Washington, DC -
02/19/2011 - Mike Matz, director of the Pew Campaign for America’s Wilderness, expressed serious concern that in their latest Continuing Resolution to fund the government, House leaders inserted a provision to stop the Bureau of Land Management (BLM) from assessing public lands for their wilderness characteristics.
“The BLM policy isn’t even final yet, and the House of Representatives appears intent on preventing Members of Congress from getting valuable information they could use to make the best decisions possible when considering what lands to include in the National Wilderness Preservation System,” Matz said.
“Congress hasn’t held a single hearing on this issue, hasn’t heard from a single witness or learned of a single instance where the policy would hinder any development of public land. The authorizing Committee’s oversight authority should not be short-circuited by the appropriations process.”
“The BLM policy simply puts consideration of wilderness values on equal footing with extractive activities like mining or oil and gas development.

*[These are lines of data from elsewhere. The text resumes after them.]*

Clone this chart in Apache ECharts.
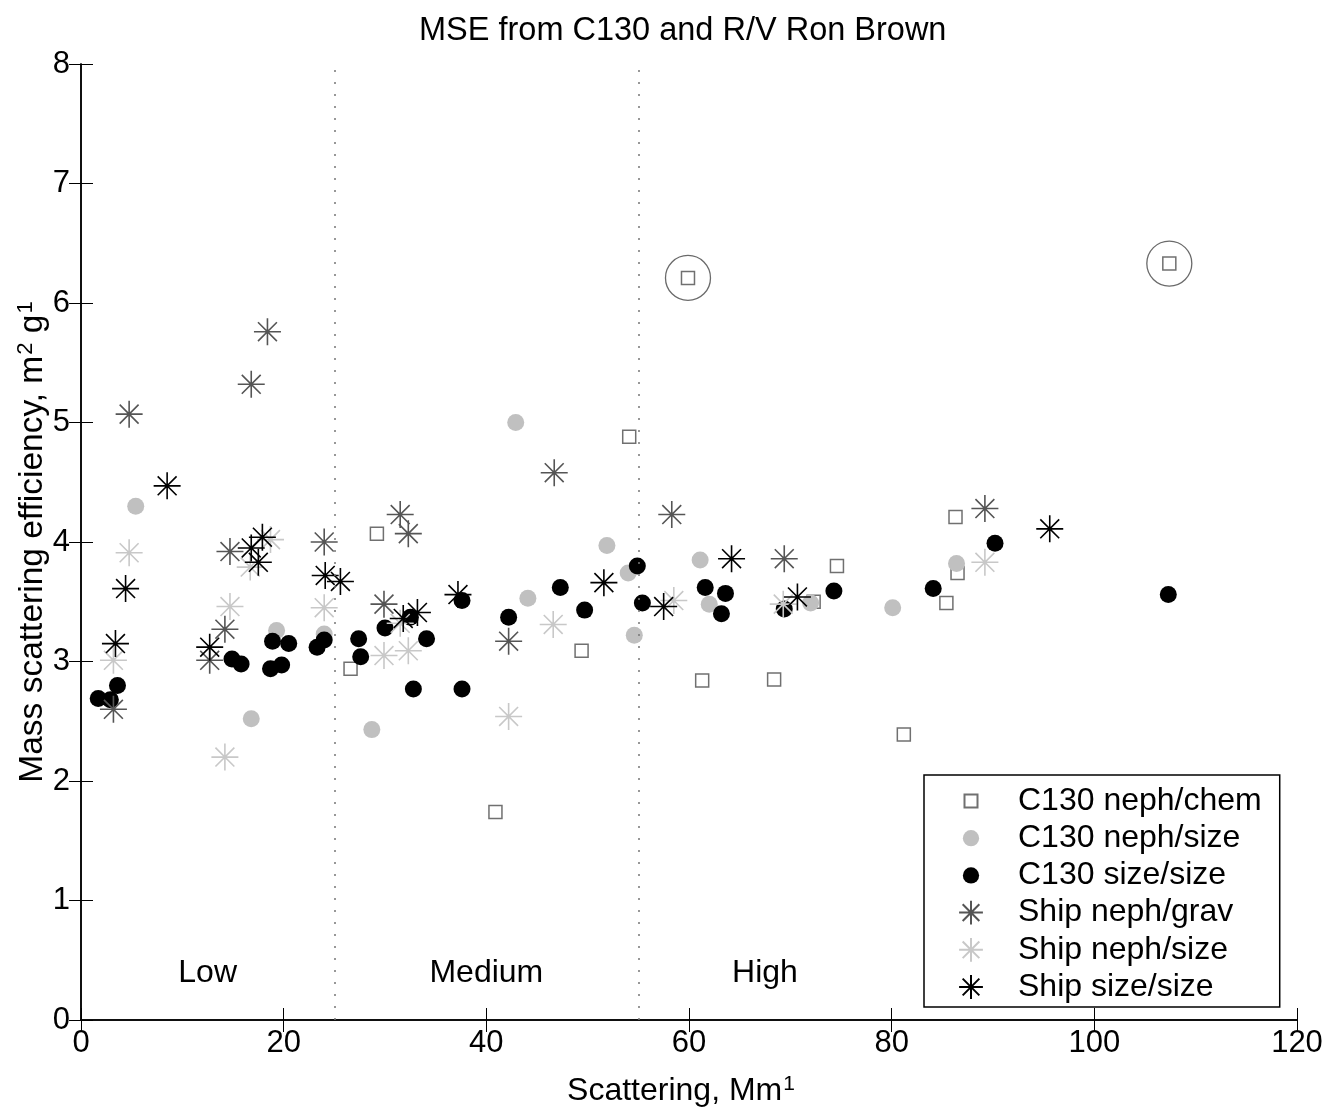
<!DOCTYPE html>
<html><head><meta charset="utf-8">
<script src="https://cdn.jsdelivr.net/npm/echarts@6/dist/echarts.min.js"></script>
<style>html,body{margin:0;padding:0;background:#fff}#c{width:1326px;height:1108px}</style>
</head><body><div id="c"></div>
<script>
// ---- data ----
const chemX = [59.9, 107.4, 54.1, 29.2, 26.6, 49.4, 40.9, 61.3, 68.4, 74.6, 72.3, 81.2, 85.4, 86.3, 86.5];
const chemY = [6.21, 6.33, 4.88, 4.07, 2.94, 3.09, 1.74, 2.84, 2.85, 3.80, 3.50, 2.39, 3.49, 4.21, 3.74];

const nephSizeX = [5.4, 19.3, 16.8, 24.0, 28.7, 42.9, 51.9, 54.0, 44.1, 54.6, 61.1, 62.0, 72.0, 80.1, 86.4];
const nephSizeY = [4.30, 3.26, 2.52, 3.23, 2.43, 5.00, 3.97, 3.74, 3.53, 3.22, 3.85, 3.48, 3.49, 3.45, 3.82];

const sizeSizeX = [1.7, 2.9, 3.6, 14.9, 15.8, 18.9, 20.5, 18.7, 19.8, 23.3, 24.0, 27.4, 27.6, 30.0, 32.5, 34.1, 32.8, 37.6, 37.6, 42.2, 47.3, 49.7, 55.4, 54.9, 61.6, 63.6, 63.2, 69.4, 74.3, 84.1, 90.2, 107.3];
const sizeSizeY = [2.69, 2.68, 2.80, 3.02, 2.98, 3.17, 3.15, 2.94, 2.97, 3.12, 3.18, 3.19, 3.04, 3.28, 3.37, 3.19, 2.77, 2.77, 3.51, 3.37, 3.62, 3.43, 3.49, 3.80, 3.62, 3.57, 3.40, 3.44, 3.59, 3.61, 3.99, 3.56];

const shipGravX = [18.4, 16.8, 4.75, 14.7, 24.0, 14.2, 12.7, 3.2, 31.5, 32.3, 46.7, 29.9, 42.2, 58.3, 69.4, 89.2];
const shipGravY = [5.76, 5.32, 5.07, 3.92, 4.00, 3.27, 3.01, 2.60, 4.23, 4.07, 4.58, 3.48, 3.17, 4.23, 3.86, 4.28];

const shipNephX = [4.75, 3.2, 14.7, 14.2, 16.7, 18.7, 24.0, 29.9, 32.3, 31.5, 46.6, 42.2, 58.5, 69.3, 89.2];
const shipNephY = [3.91, 3.01, 3.46, 2.20, 3.79, 4.02, 3.45, 3.05, 3.09, 3.32, 3.31, 2.54, 3.51, 3.48, 3.83];

const shipSizeX = [8.5, 4.4, 3.4, 12.7, 16.8, 17.9, 17.5, 24.1, 25.6, 31.8, 33.2, 37.2, 51.6, 57.5, 64.2, 70.7, 95.6];
const shipSizeY = [4.47, 3.61, 3.15, 3.12, 3.95, 4.04, 3.83, 3.72, 3.67, 3.36, 3.41, 3.56, 3.66, 3.46, 3.86, 3.54, 4.11];

const circledX = [59.9, 107.4];
const circledY = [6.21, 6.33];

const regionNames = ['Low', 'Medium', 'High'];
const regionX = [12.5, 40, 67.5];
const regionY = [0.39, 0.39, 0.39];

const dividerX = [25, 55];

const xTicks = [0, 20, 40, 60, 80, 100, 120];
const yTicks = [0, 1, 2, 3, 4, 5, 6, 7, 8];

const seriesNames = ['C130 neph/chem', 'C130 neph/size', 'C130 size/size', 'Ship neph/grav', 'Ship neph/size', 'Ship size/size'];

// ---- chart ----
const FONT = '"Liberation Sans", Arial, Helvetica, sans-serif';
const FS = 32;
const zip = (xs, ys) => xs.map((x, i) => [x, ys[i]]);
const STAR = 'path://M10 0L10 20M0 10L20 10M3 3L17 17M3 17L17 3';
const LEG_STAR = 'path://M0 0M24 24M12 1L12 23M1 12L23 12M4.3 4.3L19.7 19.7M4.3 19.7L19.7 4.3';
const LEG_SQ = 'path://M0 0M24 24M6 6L18 6L18 18L6 18Z';
const LEG_CIRC = 'path://M0 0M24 24M4.5 12A7.5 7.5 0 1 0 19.5 12A7.5 7.5 0 1 0 4.5 12Z';

const axisCommon = {
  axisLine: { show: true, lineStyle: { color: '#000', width: 1.5 } },
  axisTick: { show: true, inside: true, length: 12, lineStyle: { color: '#000', width: 1 } },
  splitLine: { show: false }
};
const supRich = (fs) => ({
  n: { fontFamily: FONT, fontSize: fs, color: '#000' },
  s: { fontFamily: FONT, fontSize: Math.round(fs * 0.66), color: '#000', verticalAlign: 'top', padding: [0, 0, 14, 1] }
});

const chart = echarts.init(document.getElementById('c'), null, { renderer: 'canvas' });
chart.setOption({
  animation: false,
  backgroundColor: '#fff',
  textStyle: { fontFamily: FONT },
  title: {
    text: 'MSE from C130 and R/V Ron Brown',
    left: 414, top: 10,
    textStyle: { fontFamily: FONT, fontSize: 32.5, fontWeight: 'normal', color: '#000' }
  },
  grid: { left: 81, right: 29, top: 64, bottom: 88, outerBoundsMode: 'none', containLabel: false },
  legend: {
    orient: 'vertical',
    left: 924, top: 775,
    padding: [10, 18, 4, 33],
    itemWidth: 84, itemHeight: 26, itemGap: 5.2,
    borderColor: '#000', borderWidth: 1.5, backgroundColor: '#fff',
    textStyle: { fontFamily: FONT, fontSize: FS, color: '#000' },
    selectedMode: false,
    data: [
      { name: seriesNames[0], icon: LEG_SQ },
      { name: seriesNames[1], icon: LEG_CIRC },
      { name: seriesNames[2], icon: LEG_CIRC },
      { name: seriesNames[3], icon: LEG_STAR },
      { name: seriesNames[4], icon: LEG_STAR },
      { name: seriesNames[5], icon: LEG_STAR }
    ]
  },
  xAxis: [
    Object.assign({
      type: 'value', min: xTicks[0], max: xTicks[xTicks.length - 1], interval: 20, position: 'bottom',
      axisLabel: { fontFamily: FONT, fontSize: 31, color: '#000', margin: 8 },
      name: '{n|Scattering, Mm}{s|1}', nameLocation: 'middle', nameGap: 54,
      nameTextStyle: { rich: supRich(32), padding: [0, 16, 0, 0] }
    }, axisCommon),
    Object.assign({
      type: 'value', min: xTicks[0], max: xTicks[xTicks.length - 1], interval: 20, position: 'top',
      axisLabel: { show: false }
    }, axisCommon)
  ],
  yAxis: [
    Object.assign({
      type: 'value', min: yTicks[0], max: yTicks[yTicks.length - 1], interval: 1, position: 'left',
      axisLabel: { fontFamily: FONT, fontSize: 31, color: '#000', margin: 11 },
      name: '{n|Mass scattering efficiency, m}{s|2}{n| g}{s|1}', nameLocation: 'middle', nameGap: 30, nameRotate: 90,
      nameMoveOverlap: false,
      nameTextStyle: { rich: supRich(33.5) }
    }, axisCommon),
    Object.assign({
      type: 'value', min: yTicks[0], max: yTicks[yTicks.length - 1], interval: 1, position: 'right',
      axisLabel: { show: false }
    }, axisCommon)
  ],
  series: [
    {
      name: seriesNames[0], type: 'scatter', symbol: 'rect', symbolSize: 13,
      itemStyle: { color: 'rgba(255,255,255,0)', borderColor: '#707070', borderWidth: 1.5, opacity: 1 },
      data: zip(chemX, chemY),
      markLine: {
        silent: true, symbol: 'none', label: { show: false },
        lineStyle: { color: '#777', width: 1.5, type: [2, 10] },
        data: dividerX.map(x => ({ xAxis: x }))
      }
    },
    {
      name: seriesNames[1], type: 'scatter', symbol: 'circle', symbolSize: 17,
      itemStyle: { color: '#c0c0c0', opacity: 1 },
      data: zip(nephSizeX, nephSizeY)
    },
    {
      name: seriesNames[2], type: 'scatter', symbol: 'circle', symbolSize: 17,
      itemStyle: { color: '#000', opacity: 1 },
      data: zip(sizeSizeX, sizeSizeY)
    },
    {
      name: seriesNames[3], type: 'scatter', symbol: STAR, symbolSize: 27,
      itemStyle: { color: 'rgba(0,0,0,0)', borderColor: '#555', borderWidth: 1.6, opacity: 1 },
      data: zip(shipGravX, shipGravY)
    },
    {
      name: seriesNames[4], type: 'scatter', symbol: STAR, symbolSize: 27,
      itemStyle: { color: 'rgba(0,0,0,0)', borderColor: '#c8c8c8', borderWidth: 1.6, opacity: 1 },
      data: zip(shipNephX, shipNephY)
    },
    {
      name: seriesNames[5], type: 'scatter', symbol: STAR, symbolSize: 27,
      itemStyle: { color: 'rgba(0,0,0,0)', borderColor: '#000', borderWidth: 1.6, opacity: 1 },
      data: zip(shipSizeX, shipSizeY)
    },
    {
      name: 'circled', type: 'scatter', symbol: 'circle', symbolSize: 45, silent: true,
      itemStyle: { color: 'rgba(0,0,0,0)', borderColor: '#6a6a6a', borderWidth: 1.3, opacity: 1 },
      data: zip(circledX, circledY)
    },
    {
      name: 'regions', type: 'scatter', symbolSize: 0, silent: true,
      itemStyle: { opacity: 1, color: '#000' },
      label: { show: true, position: 'inside', formatter: p => p.name, fontFamily: FONT, fontSize: FS, color: '#000', opacity: 1, textBorderWidth: 0 },
      data: regionX.map((x, i) => ({ name: regionNames[i], value: [x, regionY[i]] }))
    }
  ]
});
</script></body></html>
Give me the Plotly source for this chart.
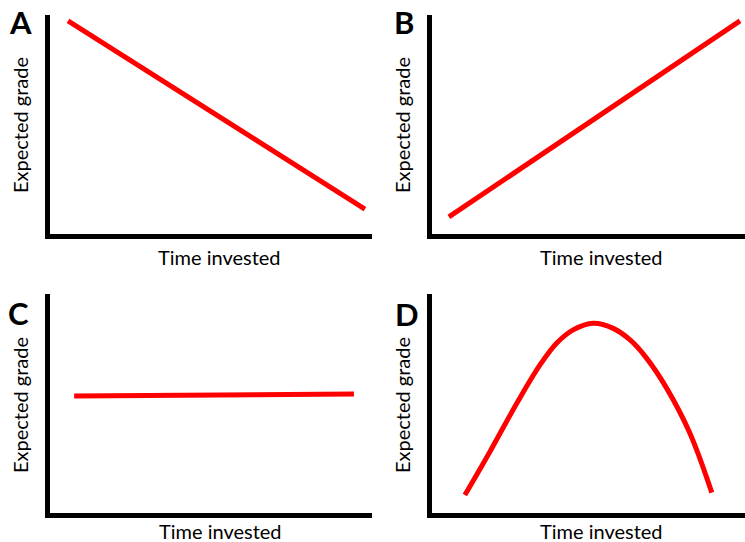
import plotly.graph_objects as go

# ---- data (axes run 0..10 in each panel) ----
time_a = [0.56, 9.78]
grade_a = [9.73, 1.14]

time_b = [0.54, 9.84]
grade_b = [0.78, 9.73]

time_c = [0.75, 9.44]
grade_c = [5.34, 5.43]

time_d = [1.05, 1.85, 2.71, 3.45, 3.98, 4.51, 5.15, 5.79, 6.33, 6.86, 7.50, 8.24, 8.94]
grade_d = [0.82, 2.80, 5.01, 6.76, 7.75, 8.36, 8.66, 8.43, 7.90, 7.06, 5.69, 3.64, 0.93]

panel_letters = ["A", "B", "C", "D"]
x_title = "Time invested"
y_title = "Expected grade"

# ---- layout helpers ----
W, H = 745, 542
FONT = "Lato, 'Open Sans', sans-serif"
RED = "#FF0000"


def px_x(p):
    return p / W


def px_y(p):
    return 1 - p / H


fig = go.Figure()

series = [(time_a, grade_a, "linear"), (time_b, grade_b, "linear"),
          (time_c, grade_c, "linear"), (time_d, grade_d, "spline")]
for i, (xs, ys, shape) in enumerate(series):
    sfx = "" if i == 0 else str(i + 1)
    fig.add_trace(go.Scatter(
        x=xs, y=ys, mode="lines",
        line=dict(color=RED, width=5, shape=shape, smoothing=1.0),
        xaxis="x" + sfx, yaxis="y" + sfx, showlegend=False, hoverinfo="skip",
    ))

# pixel boxes (left, right, top, bottom) of each panel's plotting area
boxes = [(50, 372, 15, 234), (432, 745, 15, 234),
         (50, 372, 294, 513), (432, 745, 294, 513)]

axis_common = dict(range=[0, 10], showgrid=False, zeroline=False,
                   showticklabels=False, ticks="", showline=True,
                   linecolor="black", linewidth=5, fixedrange=True)

layout = {}
for i, (l, r, t, b) in enumerate(boxes):
    sfx = "" if i == 0 else str(i + 1)
    layout["xaxis" + sfx] = dict(axis_common, domain=[px_x(l), px_x(r)],
                                 anchor="y" + sfx)
    layout["yaxis" + sfx] = dict(axis_common, domain=[px_y(b), px_y(t)],
                                 anchor="x" + sfx)

annotations = []
# panel letters
letter_pos = [(20, 22), (404, 22), (18, 313), (407, 314)]
for letter, (x, y) in zip(panel_letters, letter_pos):
    annotations.append(dict(text="<b>%s</b>" % letter, x=px_x(x), y=px_y(y),
                            xref="paper", yref="paper", showarrow=False,
                            xanchor="center", yanchor="middle",
                            font=dict(family=FONT, size=31, color="black")))
# x titles
xt_pos = [(219, 257), (601, 257), (220, 531), (601, 531)]
for x, y in xt_pos:
    annotations.append(dict(text=x_title, x=px_x(x), y=px_y(y),
                            xref="paper", yref="paper", showarrow=False,
                            xanchor="center", yanchor="middle",
                            font=dict(family=FONT, size=20, color="black")))
# y titles
yt_pos = [(20, 125), (402, 125), (20, 405), (402, 405)]
for x, y in yt_pos:
    annotations.append(dict(text=y_title, x=px_x(x), y=px_y(y),
                            xref="paper", yref="paper", showarrow=False,
                            textangle=-90, xanchor="center", yanchor="middle",
                            font=dict(family=FONT, size=20, color="black")))

fig.update_layout(
    width=W, height=H,
    margin=dict(l=0, r=0, t=0, b=0),
    paper_bgcolor="white", plot_bgcolor="white",
    annotations=annotations,
    **layout,
)

fig.write_html("out.html",
               config={"displayModeBar": False},
               post_script="document.body.style.margin='0px';"
                           "document.body.style.overflow='hidden';")
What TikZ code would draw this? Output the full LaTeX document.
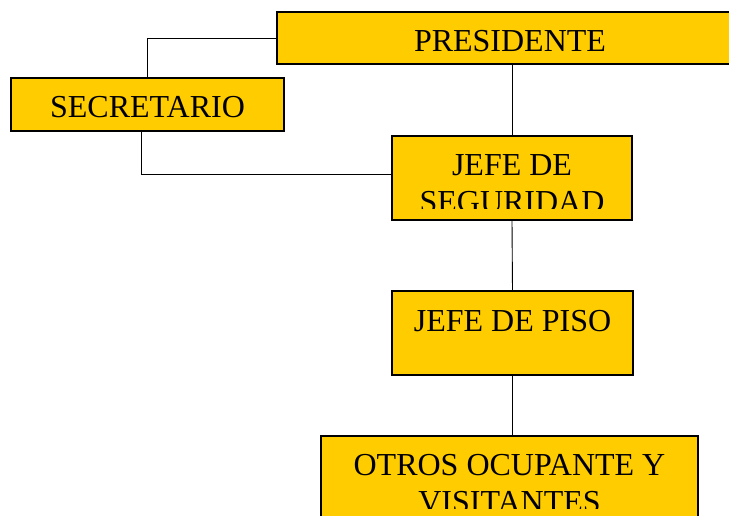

That is BLM’s legal responsibility. It also is in the best interests of the American public, who own this land,” Matz said. “Wilderness protection has always been and remains a nonpartisan endeavor, as evidenced by the first four wilderness bills introduced in this Congress. Clearly many lawmakers recognize that their constituents would like to see more wild places safeguarded for future generations to use and enjoy. Unfortunately, this vote closes the door before field experts and scientific analysts can deliver to Congress data they would find helpful.”
“The vote to overturn legislatively this sensible administrative policy will not save the federal government money. And in fact, uninformed and flawed agency planning decisions resulting from this restriction could lead to additional litigation, controversy and expense. We urge the U.S. Senate to restore integrity and balance to the agency’s planning and land management so that BLM land managers can again consider all uses of our shared public land, including protection for wild land as a natural heritage for future generations.”